Consumers now cite ‘convenience’ as the #1 shopper factor (ahead of price), and 70% use a convenience store every month. Further, 70% of convenience shoppers drink alcohol. The problem is that <20% buy alcohol from convenience stores, claiming four factors put them off: price, branding, convenience, lack of inspiration. A professional, competitive eCommerce solution solves these.
The convenience sector is home to 52,448 convenience stores – 75% are independently owned, but only account for 46% of sales. We specifically focus on these stores. For brands, no one has yet managed to instal a digital platform in the convenience sector, and the data we can deliver is completely new.
Our first revenue stream is on product sales – we take a c.20% commission on all products sold through the site. We also charge for delivery, holding a lower base charge of £3, but flexing this upwards when demand is less elastic (late-night and tobacco sales). Overall we deliver a predicted 40% Gross Margin. With scale we’ll charge retailers for sales positioning and other ancillary services.
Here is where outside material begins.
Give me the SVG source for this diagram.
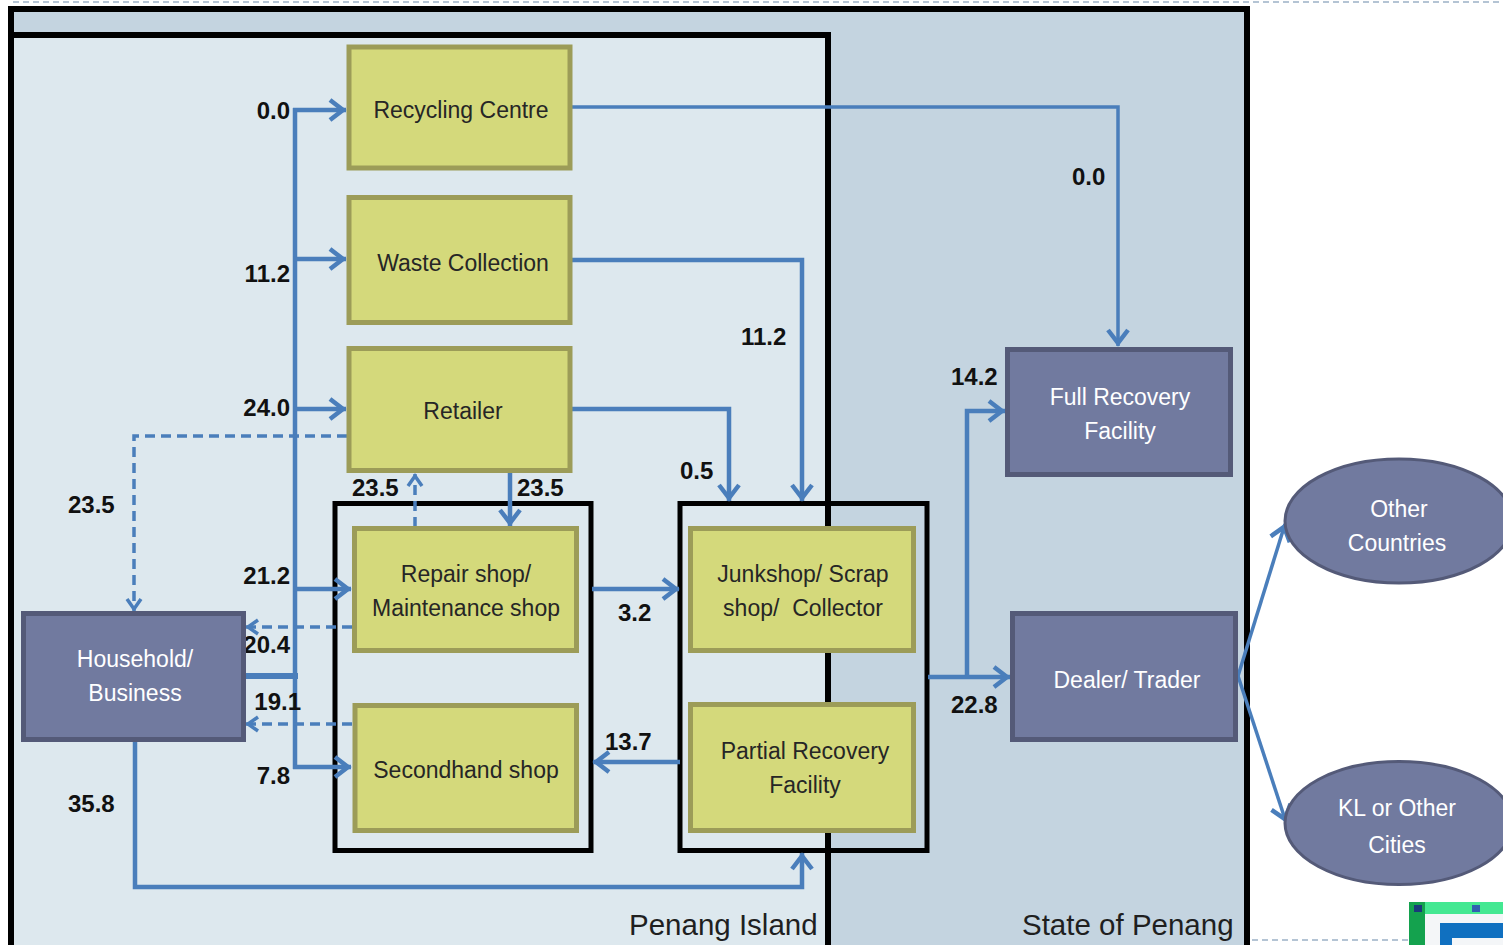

For brands, around 20% of Gross Sales is re-invested as Trade Investment – with scale we’ll unlock these overriders on a ‘per product’ basis. Brands are also targeting 25% of all marketing spend to be digital by 2017, and we’ll tap into this to support our marketing campaigns and reduce our CPA.
There are three obvious exit options:
– An existing food aggregator buys us as a service bolt-on e.g. Deliveroo. They operate a different model to us – restaurant-led (rather than product-led) but we would fit well with their existing operations and logistics model.
– A US-based alcohol delivery service buys us e.g. Drizly. The European market has no current alcohol operators, but some have begun to appear in the US. We would be a good geographical acquisition for them.
– Existing Brand or Retail Group e.g. Diageo or Nisa Local. Both sets of actors have been looking for an easy path into on-demand (digital) convenience sales, and we would provide a pre-built route to this.